On 11 December, Paraguayan cavalry captured 27 de Noviembre, joining forces with the Paraguayan 14th Infantry Regiment "Cerro Corá" which had marched from Fort Ingavi. They then continued to pursue the Bolivian forces which now withdrew to the west, to the new defensive line on the Parapetí River. Out of the entire Cavalry Corps only the 7th Division managed to withdraw in order. Circa half of the Corps died of thirst, went missing or were captured. Most of their weapons were lost on the retreat and much of the Paraguayan Army updated its equipment after the battle.

On 14 December, Bolivian airplanes dropped leaflets on Picuiba, which mistakenly was believed as still held by their forces. On these leaflets, were an order dictated by Toro 5 days earlier:

No consideration must be given to the fatigue of the troops since it is necessary to exert them to the utmost of their possibilities. One or two days of effort or sacrifice will not annihilate them. The enemy troops give us more than a sufficient example, in this respect, demonstrating to us that it is possible to live even months without any means. Yesterday they made a raid of nearly 40 kilometers advancing by path and on foot in order to attack Yrendagüé with the utmost audacity and energy.

== Aftermath ==
Toro accused his underlings of not respecting his orders during the withdrawal, both in his report to Bolivian command, and in his memoirs after the war.
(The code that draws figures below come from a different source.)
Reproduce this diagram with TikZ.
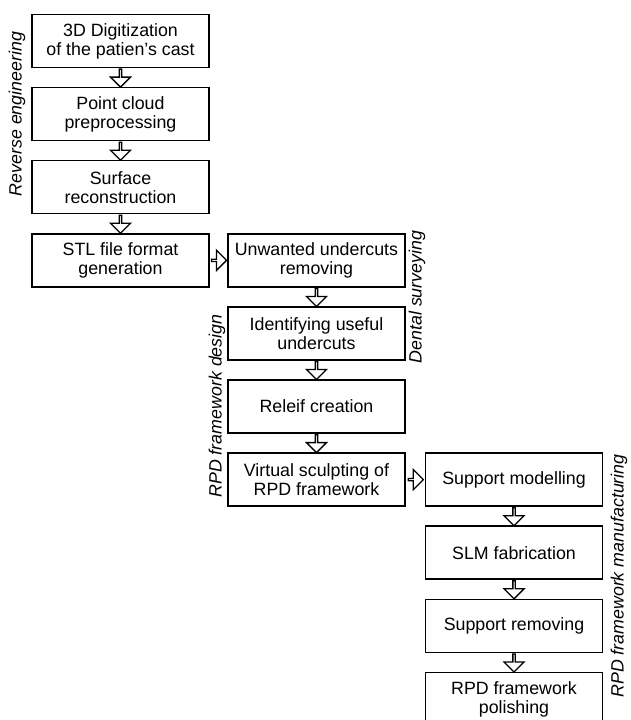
\documentclass[tikz,border=0pt]{standalone}
\usepackage{fontspec}
\setmainfont{Liberation Sans}
\usetikzlibrary{shapes.arrows}
\tikzset{
stepbox/.style={rectangle,draw,line width=1.5pt,minimum width=177pt,minimum height=53pt,align=center,inner sep=0pt},
varrow/.style={single arrow,draw,line width=1.3pt,shape border rotate=270,minimum height=18pt,minimum width=20pt,single arrow head extend=5pt,inner sep=0pt},
harrow/.style={single arrow,draw,line width=1.3pt,minimum height=15pt,minimum width=20pt,single arrow head extend=5pt,inner sep=0pt},
sidelabel/.style={rotate=90,font=\fontsize{17.8}{19}\selectfont\itshape}
}
\begin{document}
\begin{tikzpicture}[x=1pt,y=-1pt,font=\fontsize{17.8}{19}\selectfont]
\useasboundingbox (0,0) rectangle (630,720);
\node at (120.5,41) [stepbox] (s1) {3D Digitization\\of the patien’s cast};
\node at (120.5,114.1) [stepbox] (s2) {Point cloud\\preprocessing};
\node at (120.5,187.2) [stepbox] (s3) {Surface\\reconstruction};
\node at (120.5,260.3) [stepbox] (s4) {STL file format\\generation};
%
\node at (316.5,260.3) [stepbox] (s5) {Unwanted undercuts\\removing};
\node at (316.5,333.4) [stepbox] (s6) {Identifying useful\\undercuts};
\node at (316.5,406.5) [stepbox] (s7) {Releif creation};
\node at (316.5,479.6) [stepbox] (s8) {Virtual sculpting of\\RPD framework};
%
\node at (514,479.6) [stepbox] (s9) {Support modelling};
\node at (514,552.7) [stepbox] (s10) {SLM fabrication};
\node at (514,625.8) [stepbox] (s11) {Support removing};
\node at (514,698.9) [stepbox] (s12) {RPD framework\\polishing};
%
\node at (17,114) [sidelabel] (lre) {Reverse engineering};
\node at (417,297) [sidelabel] (lds) {Dental surveying};
\node at (217,406) [sidelabel] (ldes) {RPD framework design};
\node at (619,576) [sidelabel] (lman) {RPD framework manufacturing};
%
\path (s1) -- node[varrow] {} (s2);
\path (s2) -- node[varrow] {} (s3);
\path (s3) -- node[varrow] {} (s4);
\path (s4) -- node[harrow] {} (s5);
%
\path (s5) -- node[varrow] {} (s6);
\path (s6) -- node[varrow] {} (s7);
\path (s7) -- node[varrow] {} (s8);
\path (s8) -- node[harrow] {} (s9);
%
\path (s9) -- node[varrow] {} (s10);
\path (s10) -- node[varrow] {} (s11);
\path (s11) -- node[varrow] {} (s12);
\end{tikzpicture}
\end{document}
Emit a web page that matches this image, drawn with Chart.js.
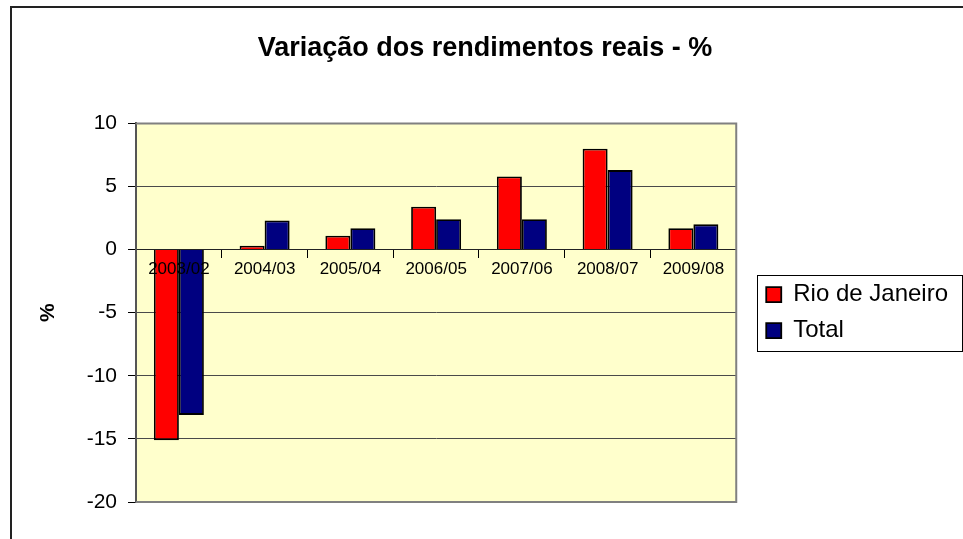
<!DOCTYPE html>
<html>
<head>
<meta charset="utf-8">
<script src="https://cdn.jsdelivr.net/npm/chart.js@4/dist/chart.umd.min.js"></script>
<style>
  html, body { margin: 0; padding: 0; background: #fff; overflow: hidden; }
  #frame { position: absolute; left: 10px; top: 6px; width: 1000px; height: 600px; border: 2px solid #222; }
  #wrap { position: absolute; left: 0; top: 0; width: 963px; height: 539px; }
</style>
</head>
<body>
<div id="frame"></div>
<div id="wrap"><canvas id="chart"></canvas></div>
<script>
// dados
const categories = ["2003/02", "2004/03", "2005/04", "2006/05", "2007/06", "2008/07", "2009/08"];
const rioValues = [-15.1, 0.3, 1.1, 3.4, 5.8, 8.0, 1.7];
const totalValues = [-13.1, 2.3, 1.7, 2.4, 2.4, 6.3, 2.0];
const seriesNames = ["Rio de Janeiro", "Total"];
const yMin = -20, yMax = 10, yStep = 5;

Chart.defaults.font.family = "'Liberation Sans', Arial, sans-serif";
Chart.defaults.color = "#000";

// fundo amarelo + moldura cinza da área do gráfico, caixa da legenda
const plotFrame = {
    id: "plotFrame",
    beforeDraw(chart) {
        const {ctx, chartArea: a} = chart;
        ctx.save();
        ctx.fillStyle = "#FFFFCC";
        ctx.fillRect(a.left, a.top, a.right - a.left, a.bottom - a.top);
        ctx.restore();
    },
    beforeDatasetsDraw(chart) {
        const {ctx, chartArea: a} = chart;
        ctx.save();
        ctx.strokeStyle = "#808080";
        ctx.lineWidth = 2;
        ctx.beginPath();
        ctx.moveTo(a.left, a.top);
        ctx.lineTo(a.right, a.top);
        ctx.lineTo(a.right, a.bottom);
        ctx.lineTo(a.left, a.bottom);
        ctx.stroke();
        ctx.restore();
    },
    afterDraw(chart) {
        const boxes = chart.legend.legendHitBoxes;
        if (!boxes || !boxes.length) return;
        const first = boxes[0], last = boxes[boxes.length - 1];
        const ctx = chart.ctx;
        ctx.save();
        ctx.strokeStyle = "#000";
        ctx.lineWidth = 1;
        const left = first.left - 9, top = first.top - 8;
        const right = Math.max(...boxes.map(b => b.left + b.width)) + 14;
        const bottom = last.top + last.height + 7.5;
        ctx.strokeRect(Math.round(left) + 0.5, Math.round(top) + 0.5, Math.round(right - left), Math.round(bottom - top));
        ctx.restore();
    }
};

new Chart(document.getElementById("chart"), {
    type: "bar",
    data: {
        labels: categories,
        datasets: [{
            label: seriesNames[0],
            data: rioValues,
            backgroundColor: "#FF0000",
            borderColor: "#000",
            borderWidth: 1.8,
            categoryPercentage: 0.583,
            barPercentage: 1
        }, {
            label: seriesNames[1],
            data: totalValues,
            backgroundColor: "#000080",
            borderColor: "#000",
            borderWidth: 1.8,
            categoryPercentage: 0.583,
            barPercentage: 1
        }]
    },
    options: {
        responsive: true,
        maintainAspectRatio: false,
        animation: false,
        layout: { padding: { left: 12, right: 5, top: 0, bottom: 37 } },
        plugins: {
            title: {
                display: true,
                text: "Variação dos rendimentos reais - %",
                font: { size: 27, weight: "bold" },
                color: "#000",
                padding: { top: 32, bottom: 59 }
            },
            legend: {
                display: true,
                position: "right",
                fullSize: false,
                maxWidth: 215,
                labels: {
                    font: { size: 24 },
                    color: "#000",
                    boxWidth: 15,
                    boxHeight: 15,
                    padding: 12
                }
            },
            tooltip: { enabled: false }
        },
        scales: {
            x: {
                position: { y: 0 },
                grid: { display: true, drawOnChartArea: false, drawTicks: true, tickLength: 8, tickColor: "#000", offset: true },
                border: { display: true, color: "#222", width: 1 },
                ticks: { z: 1, font: { size: 17 }, color: "#000", padding: 2, maxRotation: 0, autoSkip: false }
            },
            y: {
                min: yMin,
                max: yMax,
                ticks: { stepSize: yStep, font: { size: 21 }, color: "#000", padding: 11 },
                grid: { color: "#4a4a4a", lineWidth: 1, tickLength: 8, tickColor: "#000" },
                border: { display: true, color: "#555", width: 2 },
                title: { display: true, text: "%", font: { size: 21, weight: "bold" }, color: "#000", padding: { top: 24, bottom: 0 } },
                afterFit(scale) { scale.width = 124; }
            },
            gap: {
                type: "linear",
                position: "right",
                display: true,
                grid: { display: false },
                border: { display: false },
                ticks: { display: false },
                afterFit(scale) { scale.width = 18; }
            }
        }
    },
    plugins: [plotFrame]
});
</script>
</body>
</html>
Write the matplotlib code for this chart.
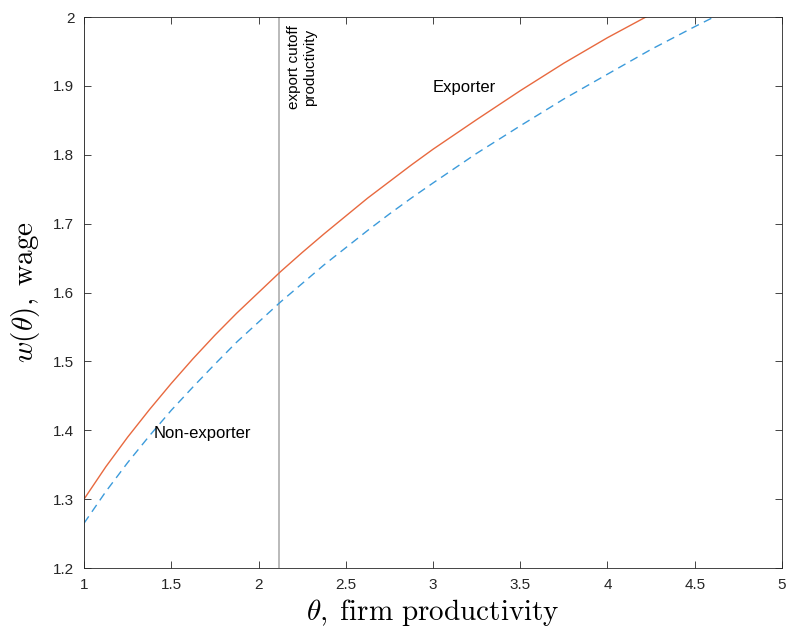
import numpy as np
import matplotlib
matplotlib.use('Agg')
import matplotlib.pyplot as plt

plt.rcParams['font.family'] = ['Liberation Sans', 'DejaVu Sans']
plt.rcParams['mathtext.fontset'] = 'cm'

# wage schedules
theta_exp = [1.0, 1.125, 1.25, 1.375, 1.5, 1.625, 1.75, 1.875, 2.0, 2.125, 2.25,
             2.375, 2.5, 2.625, 2.75, 2.875, 3.0, 3.25, 3.5, 3.75, 4.0, 4.22]
w_exp = [1.300, 1.347, 1.390, 1.430, 1.468, 1.504, 1.538, 1.570, 1.600, 1.630, 1.658,
         1.685, 1.711, 1.737, 1.761, 1.785, 1.808, 1.851, 1.893, 1.933, 1.970, 2.000]
theta_non = [1.0, 1.125, 1.25, 1.375, 1.5, 1.625, 1.75, 1.875, 2.0, 2.125, 2.25,
             2.375, 2.5, 2.625, 2.75, 2.875, 3.0, 3.25, 3.5, 3.75, 4.0, 4.25, 4.5, 4.61]
w_non = [1.265, 1.311, 1.353, 1.392, 1.429, 1.463, 1.496, 1.528, 1.557, 1.586, 1.613,
         1.640, 1.665, 1.690, 1.714, 1.737, 1.759, 1.802, 1.842, 1.881, 1.917, 1.953,
         1.986, 2.000]
cutoff = 2.12

xticks = [1, 1.5, 2, 2.5, 3, 3.5, 4, 4.5, 5]
yticks = [1.2, 1.3, 1.4, 1.5, 1.6, 1.7, 1.8, 1.9, 2]

fig = plt.figure(figsize=(7.86, 6.3), dpi=100)
ax = fig.add_axes([0.1069, 0.0984, 0.888, 0.8746])

ax.plot(theta_exp, w_exp, color='#E8693F', lw=1.0)
ax.plot(theta_non, w_non, color='#3C9BDB', lw=1.0, ls=(0, (6, 4)))
ax.axvline(1, color='#bababa', lw=1.4, zorder=1)
ax.axvline(cutoff, color='#bababa', lw=1.4, zorder=1)

ax.text(3.0, 1.897, 'Exporter', fontsize=12, va='center', ha='left')
ax.text(1.4, 1.396, 'Non-exporter', fontsize=12, va='center', ha='left')
ax.text(2.163, 1.988, 'export cutoff\nproductivity', fontsize=11, rotation=90,
        ha='left', va='top', multialignment='center')

ax.set_xlim(1, 5)
ax.set_ylim(1.2, 2)
ax.set_xticks(xticks)
ax.set_yticks(yticks)
ax.set_xticklabels(['1', '1.5', '2', '2.5', '3', '3.5', '4', '4.5', '5'])
ax.set_yticklabels(['1.2', '1.3', '1.4', '1.5', '1.6', '1.7', '1.8', '1.9', '2'])
ax.tick_params(direction='in', top=True, right=True, length=5, width=0.6,
               labelsize=11, colors='#262626', pad=7)
for s in ax.spines.values():
    s.set_color('#262626')
    s.set_linewidth(0.6)

ax.set_xlabel(r'$\theta,\;\mathrm{firm\ productivity}$', fontsize=21, labelpad=4)
ax.set_ylabel(r'$w(\theta),\;\mathrm{wage}$', fontsize=21, labelpad=8)

fig.savefig('out.png', dpi=100)
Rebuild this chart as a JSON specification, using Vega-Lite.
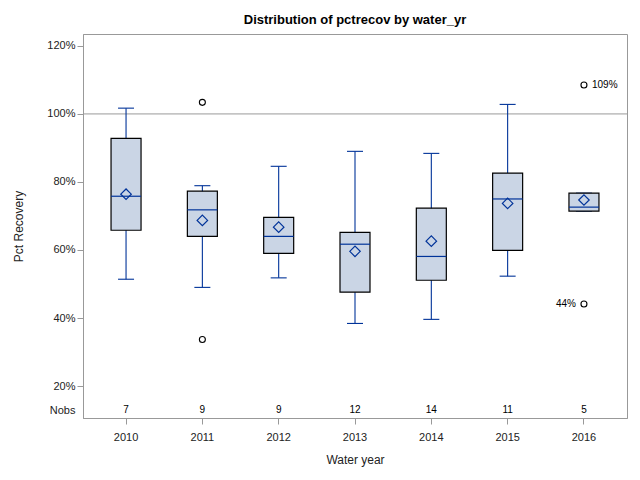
{
  "$schema": "https://vega.github.io/schema/vega-lite/v6.json",
  "width": 544,
  "height": 384,
  "autosize": "none",
  "padding": {"left": 83, "top": 34, "right": 13, "bottom": 62},
  "background": "white",
  "title": {"text": "Distribution of pctrecov by water_yr", "font": "Liberation Sans", "fontSize": 13, "fontWeight": "bold", "color": "#000", "offset": 7, "anchor": "middle"},
  "config": {
    "view": {"stroke": "#999", "strokeWidth": 1},
    "axis": {"labelFont": "Liberation Sans", "titleFont": "Liberation Sans", "labelFontSize": 11, "titleFontSize": 12, "titleFontWeight": "normal", "labelColor": "#222", "titleColor": "#222", "domainColor": "#999", "tickColor": "#999", "grid": false, "tickSize": 6}
  },
  "datasets": {
    "stats": [
      {"year": 2010, "lo": 51.4, "q1": 65.8, "med": 75.8, "mean": 76.4, "q3": 92.8, "hi": 101.7, "n": 7},
      {"year": 2011, "lo": 49.0, "q1": 64.0, "med": 71.8, "mean": 68.7, "q3": 77.3, "hi": 78.9, "n": 9},
      {"year": 2012, "lo": 51.8, "q1": 59.0, "med": 64.0, "mean": 66.7, "q3": 69.6, "hi": 84.6, "n": 9},
      {"year": 2013, "lo": 38.4, "q1": 47.6, "med": 61.7, "mean": 59.6, "q3": 65.2, "hi": 89.0, "n": 12},
      {"year": 2014, "lo": 39.6, "q1": 51.1, "med": 58.1, "mean": 62.6, "q3": 72.3, "hi": 88.4, "n": 14},
      {"year": 2015, "lo": 52.3, "q1": 59.9, "med": 75.0, "mean": 73.7, "q3": 82.6, "hi": 102.8, "n": 11},
      {"year": 2016, "lo": 71.4, "q1": 71.4, "med": 72.6, "mean": 74.7, "q3": 76.7, "hi": 76.7, "n": 5}
    ],
    "outliers": [
      {"year": 2011, "v": 103.4, "label": "", "side": "none"},
      {"year": 2011, "v": 33.7, "label": "", "side": "none"},
      {"year": 2016, "v": 108.5, "label": "109%", "side": "right"},
      {"year": 2016, "v": 44.1, "label": "44%", "side": "left"}
    ]
  },
  "encoding": {
    "x": {"field": "year", "type": "ordinal", "title": "Water year",
      "scale": {"domain": [2010, 2011, 2012, 2013, 2014, 2015, 2016], "paddingInner": 0, "paddingOuter": 0.064},
      "axis": {"labelAngle": 0, "labelPadding": 7, "titlePadding": 12}}
  },
  "layer": [
    {
      "data": {"values": [{"ref": 100}]},
      "mark": {"type": "rule", "color": "#999", "strokeWidth": 1},
      "encoding": {
        "x": null,
        "y": {"field": "ref", "type": "quantitative", "scale": {"domain": [10.6, 123.5], "nice": false, "zero": false},
          "title": "Pct Recovery",
          "axis": {"values": [12.9, 20, 40, 60, 80, 100, 120],
            "labelExpr": "datum.value < 15 ? 'Nobs' : datum.value + '%'",
            "tickOpacity": {"condition": {"test": "datum.value < 15", "value": 0}, "value": 1},
            "titlePadding": 21}}
      }
    },
    {
      "data": {"name": "stats"},
      "mark": {"type": "rule", "color": "#003399", "strokeWidth": 1.1},
      "encoding": {"y": {"field": "lo", "type": "quantitative"}, "y2": {"field": "hi"}}
    },
    {
      "data": {"name": "stats"},
      "mark": {"type": "tick", "color": "#003399", "size": 16, "thickness": 1.1, "opacity": 1},
      "encoding": {"y": {"field": "lo", "type": "quantitative"}}
    },
    {
      "data": {"name": "stats"},
      "mark": {"type": "tick", "color": "#003399", "size": 16, "thickness": 1.1, "opacity": 1},
      "encoding": {"y": {"field": "hi", "type": "quantitative"}}
    },
    {
      "data": {"name": "stats"},
      "mark": {"type": "bar", "size": 30, "fill": "#CAD5E5", "stroke": "#000", "strokeWidth": 1.2},
      "encoding": {"y": {"field": "q1", "type": "quantitative"}, "y2": {"field": "q3"}}
    },
    {
      "data": {"name": "stats"},
      "mark": {"type": "tick", "color": "#003399", "size": 30, "thickness": 1.2, "opacity": 1},
      "encoding": {"y": {"field": "med", "type": "quantitative"}}
    },
    {
      "data": {"name": "stats"},
      "mark": {"type": "point", "shape": "diamond", "filled": false, "stroke": "#003399", "strokeWidth": 1.2, "size": 110, "opacity": 1},
      "encoding": {"y": {"field": "mean", "type": "quantitative"}}
    },
    {
      "data": {"name": "stats"},
      "mark": {"type": "text", "font": "Liberation Sans", "fontSize": 10, "color": "#000", "baseline": "middle"},
      "encoding": {"y": {"datum": 12.9, "type": "quantitative"}, "text": {"field": "n", "type": "nominal"}}
    },
    {
      "data": {"name": "outliers"},
      "mark": {"type": "point", "shape": "circle", "filled": false, "stroke": "#000", "strokeWidth": 1.1, "size": 36, "opacity": 1},
      "encoding": {"y": {"field": "v", "type": "quantitative"}}
    },
    {
      "data": {"name": "outliers"},
      "transform": [{"filter": "datum.side == 'right'"}],
      "mark": {"type": "text", "font": "Liberation Sans", "fontSize": 10, "color": "#000", "align": "left", "dx": 8, "baseline": "middle"},
      "encoding": {"y": {"field": "v", "type": "quantitative"}, "text": {"field": "label", "type": "nominal"}}
    },
    {
      "data": {"name": "outliers"},
      "transform": [{"filter": "datum.side == 'left'"}],
      "mark": {"type": "text", "font": "Liberation Sans", "fontSize": 10, "color": "#000", "align": "right", "dx": -8, "baseline": "middle"},
      "encoding": {"y": {"field": "v", "type": "quantitative"}, "text": {"field": "label", "type": "nominal"}}
    }
  ]
}
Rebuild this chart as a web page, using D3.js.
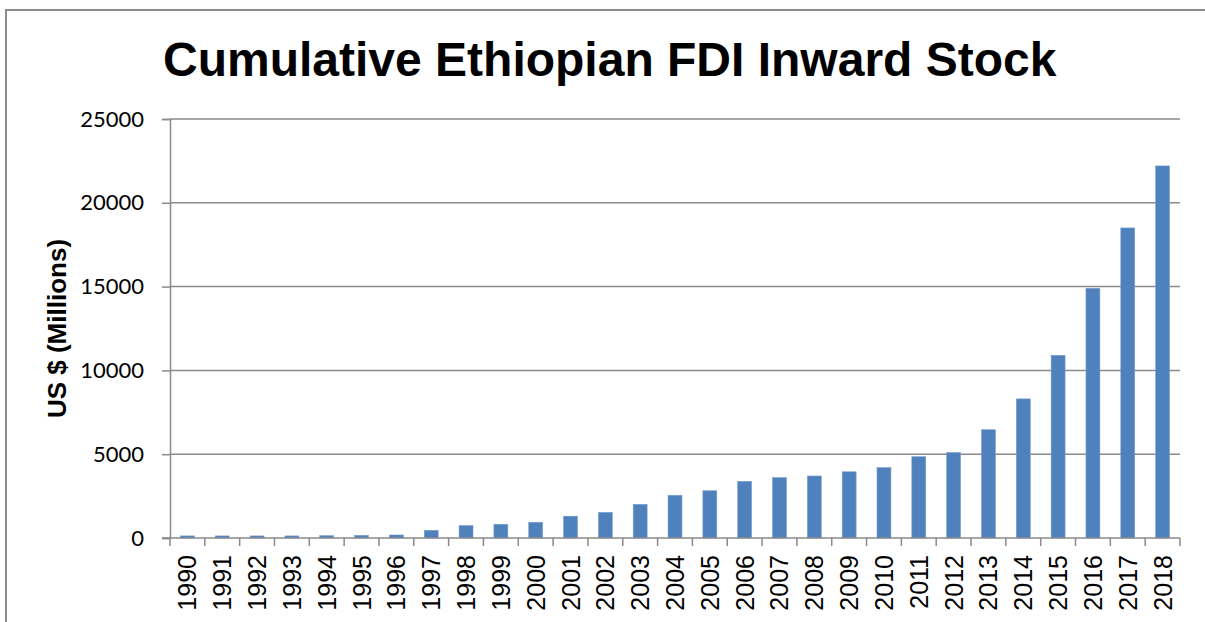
<!DOCTYPE html>
<html>
<head>
<meta charset="utf-8">
<script src="https://cdn.jsdelivr.net/npm/d3@7/dist/d3.min.js"></script>
<style>
  html, body { margin: 0; padding: 0; background: #fff; }
  svg { display: block; }
</style>
</head>
<body>
<svg id="chart" width="1205" height="622"></svg>
<script>
// Ethiopian FDI inward stock, US$ millions, 1990–2018
const years = ["1990","1991","1992","1993","1994","1995","1996","1997","1998","1999",
               "2000","2001","2002","2003","2004","2005","2006","2007","2008","2009",
               "2010","2011","2012","2013","2014","2015","2016","2017","2018"];
const stock = [125, 125, 125, 125, 140, 160, 180, 460, 740, 820,
               940, 1300, 1530, 2010, 2550, 2820, 3380, 3600, 3700, 3950,
               4200, 4850, 5100, 6460, 8300, 10900, 14900, 18500, 22200];
const yTicks = [0, 5000, 10000, 15000, 20000, 25000];

const titleText = "Cumulative Ethiopian FDI Inward Stock";
const yTitleText = "US $ (Millions)";

const svg = d3.select("#chart");
const plot = { left: 170, right: 1180, top: 119, bottom: 538 };
const gridColor = "#8a8a8a";

// outer frame of the chart area
svg.append("rect")
  .attr("x", 6).attr("y", 10)
  .attr("width", 1240).attr("height", 660)
  .attr("fill", "none")
  .attr("stroke", "#8c8c8c")
  .attr("stroke-width", 2);

const x = d3.scaleBand()
  .domain(years)
  .range([plot.left, plot.right])
  .paddingInner(0.6)
  .paddingOuter(0.3);

const y = d3.scaleLinear()
  .domain([0, 25000])
  .range([plot.bottom, plot.top]);

// horizontal gridlines
svg.append("g")
  .selectAll("line")
  .data(yTicks.filter(d => d > 0))
  .join("line")
  .attr("x1", plot.left).attr("x2", plot.right)
  .attr("y1", d => y(d)).attr("y2", d => y(d))
  .attr("stroke", gridColor)
  .attr("stroke-width", 1.5);

// y axis
const yAxis = svg.append("g")
  .attr("transform", `translate(${plot.left},0)`)
  .call(d3.axisLeft(y).tickValues(yTicks).tickSize(8).tickPadding(18).tickFormat(d => String(d)));
yAxis.select(".domain").attr("stroke", gridColor).attr("stroke-width", 1.5);
yAxis.selectAll(".tick line").attr("stroke", gridColor).attr("stroke-width", 1.5);
yAxis.selectAll(".tick text")
  .attr("font-family", "Lato, 'Open Sans', sans-serif")
  .attr("font-size", 22)
  .attr("fill", "#000");

// bars
svg.append("g")
  .selectAll("rect")
  .data(years.map((yr, i) => ({ yr, v: stock[i] })))
  .join("rect")
  .attr("x", d => x(d.yr))
  .attr("width", x.bandwidth())
  .attr("y", d => y(d.v))
  .attr("height", d => y(0) - y(d.v))
  .attr("fill", "#4f81bd")
  .attr("stroke", "#7a9fd0")
  .attr("stroke-width", 0.6);

// x axis baseline and category boundary ticks
svg.append("line")
  .attr("x1", plot.left - 8).attr("x2", plot.right)
  .attr("y1", y(0)).attr("y2", y(0))
  .attr("stroke", gridColor).attr("stroke-width", 1.5);

const step = x.step();
const boundaries = d3.range(years.length + 1).map(i => x(years[0]) - x.paddingOuter() * step + i * step);
svg.append("g")
  .selectAll("line")
  .data(boundaries)
  .join("line")
  .attr("x1", d => d).attr("x2", d => d)
  .attr("y1", y(0)).attr("y2", y(0) + 8)
  .attr("stroke", gridColor).attr("stroke-width", 1.5);

// rotated year labels
svg.append("g")
  .selectAll("text")
  .data(years)
  .join("text")
  .attr("transform", d => `translate(${x(d) + x.bandwidth() / 2},${y(0) + 17}) rotate(-90)`)
  .attr("text-anchor", "end")
  .attr("dy", "0.36em")
  .attr("font-family", "'Liberation Sans', Arial, sans-serif")
  .attr("font-size", 25)
  .attr("fill", "#000")
  .text(d => d);

// y axis title
svg.append("text")
  .attr("transform", `translate(57,${(238 + 419) / 2}) rotate(-90)`)
  .attr("text-anchor", "middle")
  .attr("dy", "0.36em")
  .attr("font-family", "'Liberation Sans', Arial, sans-serif")
  .attr("font-weight", "bold")
  .attr("font-size", 26)
  .attr("fill", "#000")
  .text(yTitleText);

// chart title
svg.append("text")
  .attr("x", 163)
  .attr("y", 76)
  .attr("font-family", "'Liberation Sans', Arial, sans-serif")
  .attr("font-weight", "bold")
  .attr("font-size", 48)
  .attr("fill", "#000")
  .text(titleText);
</script>
</body>
</html>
Differently from what had happened in El Carmen, where Bolivian public opinion was not made aware of their troops' suffering due to their near-complete encirclement and surrender, in this battle many thousands managed to escape and tell tales of their and their comrades' suffering on the retreat. The real conditions in the Chaco and its deserts were made known to the wider public, deeply impacting morale on the home front.

Yrendagüé meant that there were no more challenges to Paraguayan superiority in the Chaco itself; after the Cavalry Corps' withdrawal, Bolivia would hold little land in it besides some jungle in its very north. As peace talks continued at a slow pace, however, Paraguayan forces would keep advancing and trying to secure a foothold in the Andes, and maybe capture some of the Bolivian oil wells in them. Santa Cruz de la Sierra, rebellious as ever against La Paz, provided another, if more remote, target for the next Paraguayan advances. Over the following months, Bolivia would rebuild its army for the third time, however, after a general mobilization. Paraguay had long ago run out of manpower.